Thursday, April 30, 2009

Literature

The Harlem renaissance was a defining moment in African American literature due to a surge in the creative activity among black writers Through this movement African American writers exalted the heritage of African Americans. This provided a renewed platform to tell their stories and culture re-defining African American literature. The movement gained force when Charles S. Johnson encouraged aspiring writers to move to New York to create a stock pile of creativity that would spill out of New York and become a significant cultural phenomenon. The writers of this time not only inspired cultural creativity but they created some of the most eloquent soul wrenching literature ever created. Writers of the Harlem renaissance included:

Countee Cullen (1903-1946) He was a poet, anthologist, novelist, translator, children's writer, and playwright.
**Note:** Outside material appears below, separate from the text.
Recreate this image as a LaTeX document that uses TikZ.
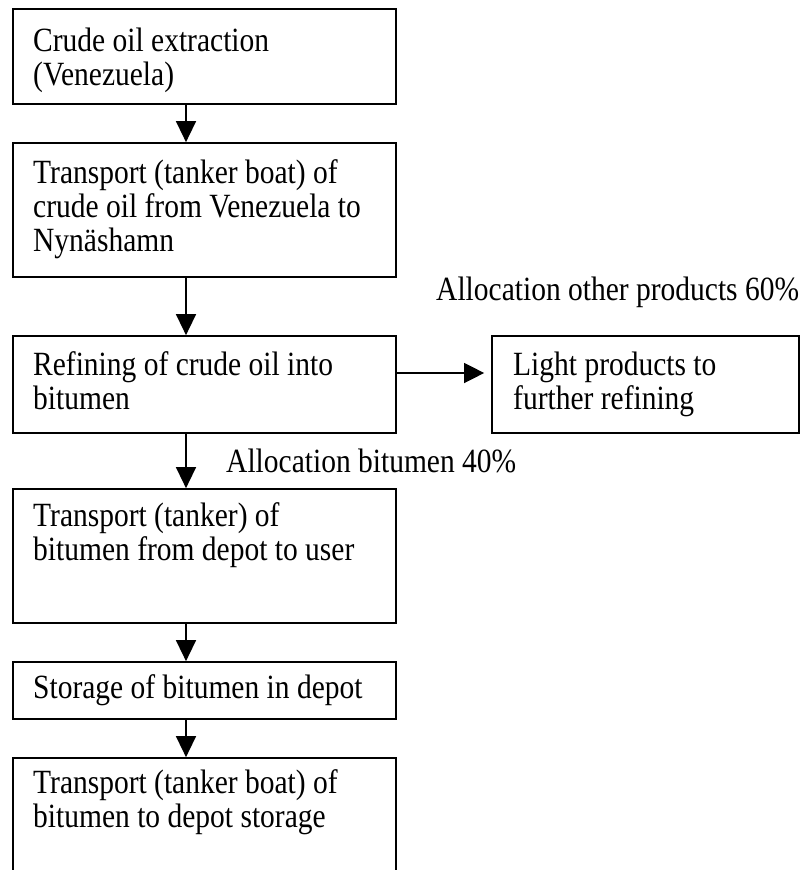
\documentclass[tikz,border=0pt]{standalone}
\usepackage{fontspec}
\setmainfont{Liberation Serif}
\usetikzlibrary{arrows.meta}
\newcommand{\vs}[1]{\scalebox{1}[1.15]{#1}}
\newcommand{\fl}{\rule{0pt}{26pt}}
\begin{document}
\begin{tikzpicture}[x=1pt,y=-1pt,
  box/.style={draw, line width=1.7pt, inner sep=0pt, minimum width=383pt},
  txt/.style={anchor=north west, inner sep=0pt, align=left, font=\fontsize{29.5}{34}\selectfont},
  lbl/.style={anchor=base west, inner sep=0pt, font=\fontsize{29.5}{34}\selectfont},
  arr/.style={line width=1.4pt, -{Triangle[length=21pt,width=20pt]}}
]
\lineskiplimit=-100pt\relax
\useasboundingbox (0,0) rectangle (804,870);
\clip (0,0) rectangle (804,870);
% boxes
\node[box, minimum height=95pt]  (b1) at (204.5,56.5) {};
\node[box, minimum height=134pt] (b2) at (204.5,210) {};
\node[box, minimum height=97pt]  (b3) at (204.5,384.5) {};
\node[box, minimum height=97pt, minimum width=307pt] (b4) at (645.5,384.5) {};
\node[box, minimum height=134pt] (b5) at (204.5,556) {};
\node[box, minimum height=57pt]  (b6) at (204.5,690.5) {};
\node[box, minimum height=122pt] (b7) at (204.5,819) {};
% texts
\node[txt] (t1) at (33,25)  {\fl\vs{Crude oil extraction}\\\vs{(Venezuela)}};
\node[txt] (t2) at (33,157) {\fl\vs{Transport (tanker boat) of}\\\vs{crude oil from Venezuela to}\\\vs{Nynäshamn}};
\node[txt] (t3) at (33,349) {\fl\vs{Refining of crude oil into}\\\vs{bitumen}};
\node[txt] (t4) at (513,349) {\fl\vs{Light products to}\\\vs{further refining}};
\node[txt] (t5) at (33,500) {\fl\vs{Transport (tanker) of}\\\vs{bitumen from depot to user}};
\node[txt] (t6) at (33,672) {\fl\vs{Storage of bitumen in depot}};
\node[txt] (t7) at (33,767) {\fl\vs{Transport (tanker boat) of}\\\vs{bitumen to depot storage}};
% labels
\node[lbl] (l1) at (436,300) {\vs{Allocation other products 60\%}};
\node[lbl] (l2) at (226,472) {\vs{Allocation bitumen 40\%}};
% connectors
\coordinate (ax) at (186,0);
\coordinate (ay) at (0,373);
\draw[arr] (ax |- b1.south) -- (ax |- b2.north);
\draw[arr] (ax |- b2.south) -- (ax |- b3.north);
\draw[arr] (ax |- b3.south) -- (ax |- b5.north);
\draw[arr] (ax |- b5.south) -- (ax |- b6.north);
\draw[arr] (ax |- b6.south) -- (ax |- b7.north);
\draw[arr, shorten >=7pt, -{Triangle[length=20pt,width=20pt]}] (ay -| b3.east) -- (ay -| b4.west);
\end{tikzpicture}
\end{document}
He was also something of a mystery. He was born 30 March 1903, but it has been difficult for scholars to place exactly where he was born, with whom he spent the very earliest years of his childhood, and where he spent them. Cullen won more major literary prizes than any other black writer of the 1920s. He was a true crossover artist. He was a black man with considerable academic training who could, in effect, write "white" verse-ballads, sonnets, quatrains, and the like--much in the manner of Keats and the British Romantics, with a racial undertone and genuine skill. http://afroamhistory.about.com/od/counteecullen/p/bio_cullen_c.htm




Langston Hughes (1902-1967) One of Hughes' finest essays appeared in the Nation in 1926, entitled The Negro Artist and the Racial Mountain. It spoke of Black writers and poets, "who would surrender racial pride in the name of a false integration," where a talented black writer would prefer to be considered a poet, not a black poet, which to Hughes meant he subconsciously wanted to write like a white poet. Hughes argued, "No great poet has ever been afraid of being himself." In the forty-odd years between his first book in 1926 and his death he devoted his life to writing and lecturing.
http://www.redhotjazz.com/hughes.html




Zora Neale Hurston (1889-1948) Appearing at the height of the Harlem Renaissance during the 1930s, Zora Neale Hurston was the preeminent black woman writer in the United States. She worked with Langston Hughes and was a fierce rival of Richard Wright. Her stories appeared in major magazines, she was consulted on Hollywood screenplays, she penned four novels, an autobiography, countless essays, and two books on black mythology. Yet by the late 1950s, Hurston was living in obscurity, working as a maid in a Florida hotel. She died in 1960 in a Welfare home, was buried in an unmarked grave, and quickly faded from literary consciousness until 1975 when Alice Walker almost single-handedly revived interest in her work. Their Eyes Were Watching God is generally considered to be Hurston's most powerful novel that was adapted for a television movie of the same name starring Halle Berry and produced by Oprah Winfrey in 2005. http://www.zoranealehurston.com/


James Weldon Johnson (1871-1938) He was a songwriter, poet, novelist, journalist, critic, and autobiographer. James Weldon Johnson, much like his contemporary W. E. B. Du Bois, was a man who bridged several historical and literary trends. Over the course of his sixty-seven years, Johnson was the first African American admitted to the Florida bar since the end of Reconstruction; the co-composer of 'Lift Every Voice and Sing,' the song that would later become known as the negro national anthem; field secretary in the NAACP; journalist; publisher; diplomat; educator; translator; librettist; anthologist; and English professor; in addition to being a well-known poet and novelist and one of the prime movers of the Harlem Renaissance. http://www.english.illinois.edu/Maps/poets/g_l/johnson/life.htm


Claude McKay (1890-1948) A poet, novelist, and journalist, was born Festus Claudius McKay in Sunny Ville, Clarendon Parish, Jamaica. Booker T. Washington heard reports of McKay’s creative exploits and invited McKay to enroll at Tuskegee Institute in Alabama. In the state of Alabama he, for the first time had to deal with the reality of American racism. This encounter with racism would form the basis for much of his subsequent writing.